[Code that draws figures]
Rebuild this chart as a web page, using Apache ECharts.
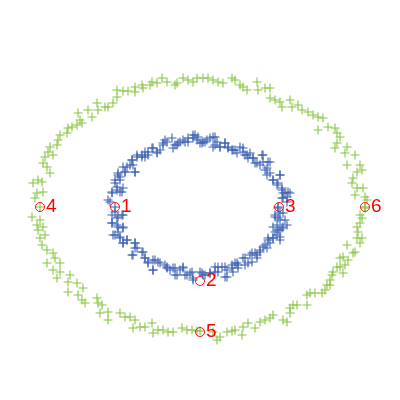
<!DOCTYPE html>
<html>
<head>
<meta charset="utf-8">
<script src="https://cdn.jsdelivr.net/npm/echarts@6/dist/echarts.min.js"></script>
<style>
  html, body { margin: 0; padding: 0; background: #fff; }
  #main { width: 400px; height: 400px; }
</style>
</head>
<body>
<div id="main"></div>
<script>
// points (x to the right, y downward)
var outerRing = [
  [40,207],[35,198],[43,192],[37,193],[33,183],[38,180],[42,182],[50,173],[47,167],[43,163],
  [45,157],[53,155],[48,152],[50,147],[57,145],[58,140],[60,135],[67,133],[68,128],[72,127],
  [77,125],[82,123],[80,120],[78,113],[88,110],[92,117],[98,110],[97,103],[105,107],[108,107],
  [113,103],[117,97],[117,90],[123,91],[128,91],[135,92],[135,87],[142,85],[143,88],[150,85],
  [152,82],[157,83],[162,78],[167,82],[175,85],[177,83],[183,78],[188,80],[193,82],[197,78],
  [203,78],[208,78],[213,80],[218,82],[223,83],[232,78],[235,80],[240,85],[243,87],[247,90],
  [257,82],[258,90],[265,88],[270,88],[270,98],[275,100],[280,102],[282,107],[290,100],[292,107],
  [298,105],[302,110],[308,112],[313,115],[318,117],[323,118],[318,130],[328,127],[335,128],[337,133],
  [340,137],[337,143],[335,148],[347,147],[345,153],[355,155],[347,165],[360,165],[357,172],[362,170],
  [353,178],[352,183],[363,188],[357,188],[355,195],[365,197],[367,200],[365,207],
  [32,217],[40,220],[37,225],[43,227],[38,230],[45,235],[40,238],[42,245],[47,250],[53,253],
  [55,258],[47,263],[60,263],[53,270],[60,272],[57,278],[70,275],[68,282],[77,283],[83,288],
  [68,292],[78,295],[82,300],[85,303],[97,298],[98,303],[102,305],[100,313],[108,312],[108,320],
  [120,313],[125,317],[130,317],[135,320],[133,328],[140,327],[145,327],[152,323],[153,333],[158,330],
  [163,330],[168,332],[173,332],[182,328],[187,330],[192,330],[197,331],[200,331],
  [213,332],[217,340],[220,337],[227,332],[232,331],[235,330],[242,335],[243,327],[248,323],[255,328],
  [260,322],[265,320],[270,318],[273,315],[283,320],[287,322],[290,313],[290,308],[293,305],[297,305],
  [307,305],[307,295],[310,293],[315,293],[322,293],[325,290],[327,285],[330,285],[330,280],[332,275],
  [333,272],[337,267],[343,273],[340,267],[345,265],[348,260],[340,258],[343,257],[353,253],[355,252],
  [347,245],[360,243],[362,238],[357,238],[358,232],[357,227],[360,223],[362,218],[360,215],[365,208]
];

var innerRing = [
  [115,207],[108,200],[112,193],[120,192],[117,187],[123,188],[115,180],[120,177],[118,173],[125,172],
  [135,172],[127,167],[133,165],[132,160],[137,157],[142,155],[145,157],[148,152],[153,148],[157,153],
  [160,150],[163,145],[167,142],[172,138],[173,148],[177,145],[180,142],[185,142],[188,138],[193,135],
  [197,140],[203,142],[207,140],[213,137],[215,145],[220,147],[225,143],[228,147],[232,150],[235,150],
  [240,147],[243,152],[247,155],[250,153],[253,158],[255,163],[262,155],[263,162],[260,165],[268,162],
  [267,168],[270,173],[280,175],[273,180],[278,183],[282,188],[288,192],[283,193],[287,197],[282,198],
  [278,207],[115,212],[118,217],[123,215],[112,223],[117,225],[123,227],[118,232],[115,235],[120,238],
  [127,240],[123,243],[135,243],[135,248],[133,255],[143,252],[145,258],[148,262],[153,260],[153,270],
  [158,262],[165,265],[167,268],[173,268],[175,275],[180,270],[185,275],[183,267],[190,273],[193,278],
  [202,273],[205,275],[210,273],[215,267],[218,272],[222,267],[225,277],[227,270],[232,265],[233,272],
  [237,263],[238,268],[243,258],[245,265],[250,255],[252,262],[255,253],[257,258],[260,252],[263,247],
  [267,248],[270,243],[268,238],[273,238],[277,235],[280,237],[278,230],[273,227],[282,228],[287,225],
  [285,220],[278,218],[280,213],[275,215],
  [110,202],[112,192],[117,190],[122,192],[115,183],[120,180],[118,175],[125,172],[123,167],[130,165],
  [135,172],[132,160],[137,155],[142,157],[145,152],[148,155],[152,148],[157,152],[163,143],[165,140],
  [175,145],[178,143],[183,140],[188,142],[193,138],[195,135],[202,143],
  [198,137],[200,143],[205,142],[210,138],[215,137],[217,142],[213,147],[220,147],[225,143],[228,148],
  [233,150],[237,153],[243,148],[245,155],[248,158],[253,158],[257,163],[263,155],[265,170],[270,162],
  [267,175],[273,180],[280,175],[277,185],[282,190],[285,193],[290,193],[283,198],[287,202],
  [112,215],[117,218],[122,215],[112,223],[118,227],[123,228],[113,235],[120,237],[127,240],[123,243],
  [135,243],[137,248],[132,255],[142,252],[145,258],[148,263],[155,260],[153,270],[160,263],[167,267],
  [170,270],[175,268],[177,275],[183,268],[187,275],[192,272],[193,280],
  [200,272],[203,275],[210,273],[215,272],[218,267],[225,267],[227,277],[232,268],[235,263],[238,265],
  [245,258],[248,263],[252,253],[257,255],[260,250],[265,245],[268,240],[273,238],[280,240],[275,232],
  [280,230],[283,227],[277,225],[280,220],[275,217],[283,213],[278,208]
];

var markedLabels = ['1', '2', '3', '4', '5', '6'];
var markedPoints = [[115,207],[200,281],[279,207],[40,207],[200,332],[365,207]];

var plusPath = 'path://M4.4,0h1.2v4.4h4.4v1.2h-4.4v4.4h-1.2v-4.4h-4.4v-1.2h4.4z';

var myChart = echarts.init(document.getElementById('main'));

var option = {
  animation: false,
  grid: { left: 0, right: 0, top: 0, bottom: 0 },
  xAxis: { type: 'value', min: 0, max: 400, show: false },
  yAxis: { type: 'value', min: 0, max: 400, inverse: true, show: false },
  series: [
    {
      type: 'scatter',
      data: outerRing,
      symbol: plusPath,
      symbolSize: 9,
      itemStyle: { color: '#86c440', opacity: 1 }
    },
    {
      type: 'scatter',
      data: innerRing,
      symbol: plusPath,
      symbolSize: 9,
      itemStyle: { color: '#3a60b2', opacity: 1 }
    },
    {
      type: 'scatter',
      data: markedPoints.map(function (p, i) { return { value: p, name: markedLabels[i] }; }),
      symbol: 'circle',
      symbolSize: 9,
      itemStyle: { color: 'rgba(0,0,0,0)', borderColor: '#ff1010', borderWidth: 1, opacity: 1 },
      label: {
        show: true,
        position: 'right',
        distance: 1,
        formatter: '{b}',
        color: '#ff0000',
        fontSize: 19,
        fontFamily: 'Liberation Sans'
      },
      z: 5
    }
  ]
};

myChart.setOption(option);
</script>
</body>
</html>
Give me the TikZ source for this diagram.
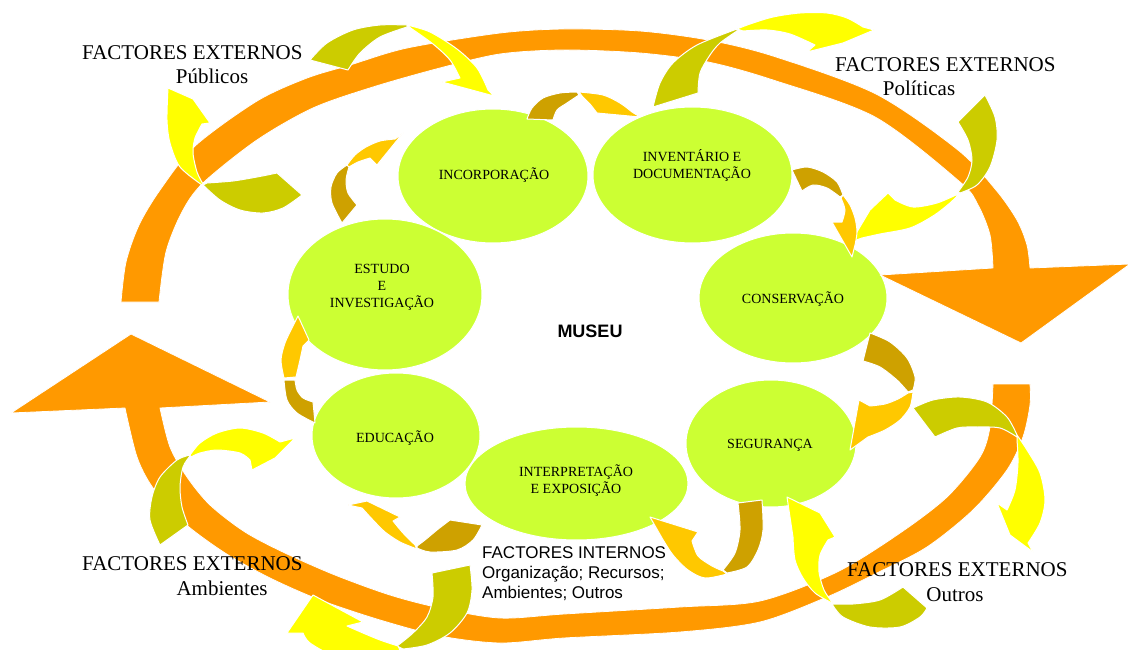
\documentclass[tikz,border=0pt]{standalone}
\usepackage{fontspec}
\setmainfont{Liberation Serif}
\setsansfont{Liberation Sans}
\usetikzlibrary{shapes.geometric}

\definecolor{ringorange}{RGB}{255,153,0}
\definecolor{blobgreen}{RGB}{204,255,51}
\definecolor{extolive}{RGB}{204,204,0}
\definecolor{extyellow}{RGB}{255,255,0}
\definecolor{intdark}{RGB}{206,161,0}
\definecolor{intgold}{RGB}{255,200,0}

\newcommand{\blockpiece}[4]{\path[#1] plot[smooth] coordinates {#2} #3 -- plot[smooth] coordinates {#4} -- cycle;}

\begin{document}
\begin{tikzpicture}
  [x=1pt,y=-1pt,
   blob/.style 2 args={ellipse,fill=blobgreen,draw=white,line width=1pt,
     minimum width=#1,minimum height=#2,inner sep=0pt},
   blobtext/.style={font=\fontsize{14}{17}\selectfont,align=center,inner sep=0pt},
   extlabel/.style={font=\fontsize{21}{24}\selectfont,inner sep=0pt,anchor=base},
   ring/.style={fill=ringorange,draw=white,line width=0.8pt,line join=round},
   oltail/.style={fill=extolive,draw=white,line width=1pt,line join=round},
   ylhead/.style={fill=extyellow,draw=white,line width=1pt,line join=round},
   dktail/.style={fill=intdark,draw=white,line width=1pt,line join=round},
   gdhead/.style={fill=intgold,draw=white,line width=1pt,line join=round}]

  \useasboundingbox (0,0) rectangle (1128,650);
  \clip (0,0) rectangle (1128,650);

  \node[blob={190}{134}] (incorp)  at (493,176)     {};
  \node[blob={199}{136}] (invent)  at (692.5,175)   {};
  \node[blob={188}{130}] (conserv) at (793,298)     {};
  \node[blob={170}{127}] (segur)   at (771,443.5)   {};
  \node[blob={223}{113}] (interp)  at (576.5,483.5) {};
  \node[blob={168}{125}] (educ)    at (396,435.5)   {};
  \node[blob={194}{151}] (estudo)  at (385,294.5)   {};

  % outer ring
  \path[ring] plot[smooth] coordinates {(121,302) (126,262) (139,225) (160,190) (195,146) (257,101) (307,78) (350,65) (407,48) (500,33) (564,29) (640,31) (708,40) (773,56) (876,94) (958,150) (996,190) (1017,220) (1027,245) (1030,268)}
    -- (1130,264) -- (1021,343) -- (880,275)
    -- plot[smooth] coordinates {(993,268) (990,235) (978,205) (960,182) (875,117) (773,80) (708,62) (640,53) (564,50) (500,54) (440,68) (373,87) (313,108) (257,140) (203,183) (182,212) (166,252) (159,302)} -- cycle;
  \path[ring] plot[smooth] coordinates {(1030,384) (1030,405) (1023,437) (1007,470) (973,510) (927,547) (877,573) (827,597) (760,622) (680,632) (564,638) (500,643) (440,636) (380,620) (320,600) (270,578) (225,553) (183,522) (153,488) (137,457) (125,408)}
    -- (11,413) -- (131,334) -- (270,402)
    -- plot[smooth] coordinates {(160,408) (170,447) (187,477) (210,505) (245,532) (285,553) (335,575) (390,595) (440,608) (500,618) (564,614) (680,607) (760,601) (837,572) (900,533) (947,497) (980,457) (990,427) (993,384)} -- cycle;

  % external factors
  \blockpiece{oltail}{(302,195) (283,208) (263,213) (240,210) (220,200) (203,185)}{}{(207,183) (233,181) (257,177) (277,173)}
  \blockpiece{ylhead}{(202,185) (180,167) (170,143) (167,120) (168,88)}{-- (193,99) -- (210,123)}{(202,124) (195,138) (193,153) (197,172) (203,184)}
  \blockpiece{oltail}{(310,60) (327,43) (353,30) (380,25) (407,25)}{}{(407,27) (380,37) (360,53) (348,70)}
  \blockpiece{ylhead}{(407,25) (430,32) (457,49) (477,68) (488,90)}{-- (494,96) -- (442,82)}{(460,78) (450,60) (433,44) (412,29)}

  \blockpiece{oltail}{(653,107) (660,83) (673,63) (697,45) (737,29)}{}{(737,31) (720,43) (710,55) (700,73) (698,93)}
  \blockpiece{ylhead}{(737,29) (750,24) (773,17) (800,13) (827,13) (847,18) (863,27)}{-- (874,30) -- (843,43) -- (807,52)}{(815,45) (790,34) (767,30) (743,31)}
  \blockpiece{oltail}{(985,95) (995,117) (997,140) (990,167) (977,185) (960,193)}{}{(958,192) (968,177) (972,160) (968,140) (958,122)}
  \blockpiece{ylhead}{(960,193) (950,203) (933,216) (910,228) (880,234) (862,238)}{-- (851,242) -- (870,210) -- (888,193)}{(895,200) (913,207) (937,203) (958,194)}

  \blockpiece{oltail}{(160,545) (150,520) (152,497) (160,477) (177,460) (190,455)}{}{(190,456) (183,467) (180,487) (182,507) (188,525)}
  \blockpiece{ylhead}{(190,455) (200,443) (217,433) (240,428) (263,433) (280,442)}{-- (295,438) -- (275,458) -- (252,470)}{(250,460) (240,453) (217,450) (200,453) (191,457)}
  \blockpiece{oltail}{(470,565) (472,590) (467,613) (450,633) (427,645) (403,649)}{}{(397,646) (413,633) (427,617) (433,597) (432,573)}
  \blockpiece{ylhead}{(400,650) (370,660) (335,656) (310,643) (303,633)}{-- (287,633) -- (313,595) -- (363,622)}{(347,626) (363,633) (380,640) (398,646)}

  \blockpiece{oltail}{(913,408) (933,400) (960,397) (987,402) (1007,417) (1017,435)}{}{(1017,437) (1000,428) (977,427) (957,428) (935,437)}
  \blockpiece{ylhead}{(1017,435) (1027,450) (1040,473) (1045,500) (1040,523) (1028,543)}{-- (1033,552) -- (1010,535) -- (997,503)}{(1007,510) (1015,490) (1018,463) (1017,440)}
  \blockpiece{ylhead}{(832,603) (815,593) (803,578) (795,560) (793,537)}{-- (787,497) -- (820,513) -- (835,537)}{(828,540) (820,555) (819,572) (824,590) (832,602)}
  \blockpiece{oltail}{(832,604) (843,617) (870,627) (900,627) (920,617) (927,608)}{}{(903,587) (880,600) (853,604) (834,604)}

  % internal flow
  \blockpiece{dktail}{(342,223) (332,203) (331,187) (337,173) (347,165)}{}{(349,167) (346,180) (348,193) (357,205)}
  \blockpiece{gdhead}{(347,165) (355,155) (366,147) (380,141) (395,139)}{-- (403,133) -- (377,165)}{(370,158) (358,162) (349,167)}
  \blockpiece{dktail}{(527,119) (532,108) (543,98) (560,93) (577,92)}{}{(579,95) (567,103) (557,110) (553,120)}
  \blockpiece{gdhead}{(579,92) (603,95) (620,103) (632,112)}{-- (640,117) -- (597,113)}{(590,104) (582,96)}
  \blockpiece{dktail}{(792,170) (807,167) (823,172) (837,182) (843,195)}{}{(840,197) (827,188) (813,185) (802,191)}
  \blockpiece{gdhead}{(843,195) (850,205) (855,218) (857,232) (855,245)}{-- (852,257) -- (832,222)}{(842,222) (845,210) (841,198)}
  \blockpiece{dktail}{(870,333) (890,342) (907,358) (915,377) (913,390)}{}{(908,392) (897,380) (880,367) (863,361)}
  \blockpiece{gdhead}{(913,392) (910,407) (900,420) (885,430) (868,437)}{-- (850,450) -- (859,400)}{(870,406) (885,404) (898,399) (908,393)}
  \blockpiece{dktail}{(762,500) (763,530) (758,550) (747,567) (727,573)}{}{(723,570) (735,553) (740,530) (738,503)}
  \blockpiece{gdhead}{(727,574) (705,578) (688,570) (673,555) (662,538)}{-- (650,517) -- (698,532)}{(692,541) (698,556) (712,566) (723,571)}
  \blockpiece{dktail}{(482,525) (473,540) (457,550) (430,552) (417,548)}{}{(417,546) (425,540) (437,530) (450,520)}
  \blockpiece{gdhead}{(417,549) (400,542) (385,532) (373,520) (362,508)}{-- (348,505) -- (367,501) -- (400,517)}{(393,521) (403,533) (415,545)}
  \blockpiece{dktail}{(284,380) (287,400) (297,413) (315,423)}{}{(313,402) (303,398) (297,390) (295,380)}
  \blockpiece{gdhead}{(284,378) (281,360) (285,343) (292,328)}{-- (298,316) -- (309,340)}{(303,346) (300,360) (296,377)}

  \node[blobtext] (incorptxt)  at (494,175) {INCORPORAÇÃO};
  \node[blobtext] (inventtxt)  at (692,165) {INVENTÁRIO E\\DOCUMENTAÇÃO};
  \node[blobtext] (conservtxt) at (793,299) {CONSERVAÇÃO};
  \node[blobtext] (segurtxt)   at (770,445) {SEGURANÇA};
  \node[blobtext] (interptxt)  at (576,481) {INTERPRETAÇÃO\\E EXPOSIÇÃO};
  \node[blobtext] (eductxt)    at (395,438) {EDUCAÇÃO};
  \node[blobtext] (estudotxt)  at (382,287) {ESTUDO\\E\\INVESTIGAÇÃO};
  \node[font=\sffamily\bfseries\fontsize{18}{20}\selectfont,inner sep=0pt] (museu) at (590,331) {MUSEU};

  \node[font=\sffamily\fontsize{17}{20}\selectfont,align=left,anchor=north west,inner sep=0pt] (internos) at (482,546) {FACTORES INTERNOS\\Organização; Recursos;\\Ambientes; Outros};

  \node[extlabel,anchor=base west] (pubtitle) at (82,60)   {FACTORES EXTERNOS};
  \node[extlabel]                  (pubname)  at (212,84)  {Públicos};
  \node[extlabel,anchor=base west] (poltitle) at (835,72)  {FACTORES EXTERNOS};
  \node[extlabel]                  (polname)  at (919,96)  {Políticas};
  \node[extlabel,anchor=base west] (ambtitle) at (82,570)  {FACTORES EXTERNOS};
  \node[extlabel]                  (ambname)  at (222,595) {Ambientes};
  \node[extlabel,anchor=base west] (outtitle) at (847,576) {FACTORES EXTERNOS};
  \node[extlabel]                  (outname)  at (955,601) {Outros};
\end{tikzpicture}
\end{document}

TASK GOAL |
Only the lines from the one with "Give me the TikZ source for this diagram." down to the one with "#3 -- plot[smooth]" belong in your copy, both ends included; write them out exactly and skip any pictures.

RESULT |
Give me the TikZ source for this diagram.
\documentclass[tikz,border=0pt]{standalone}
\usepackage{fontspec}
\setmainfont{Liberation Serif}
\setsansfont{Liberation Sans}
\usetikzlibrary{shapes.geometric}

\definecolor{ringorange}{RGB}{255,153,0}
\definecolor{blobgreen}{RGB}{204,255,51}
\definecolor{extolive}{RGB}{204,204,0}
\definecolor{extyellow}{RGB}{255,255,0}
\definecolor{intdark}{RGB}{206,161,0}
\definecolor{intgold}{RGB}{255,200,0}

\newcommand{\blockpiece}[4]{\path[#1] plot[smooth] coordinates {#2} #3 -- plot[smooth] coordinates {#4} -- cycle;}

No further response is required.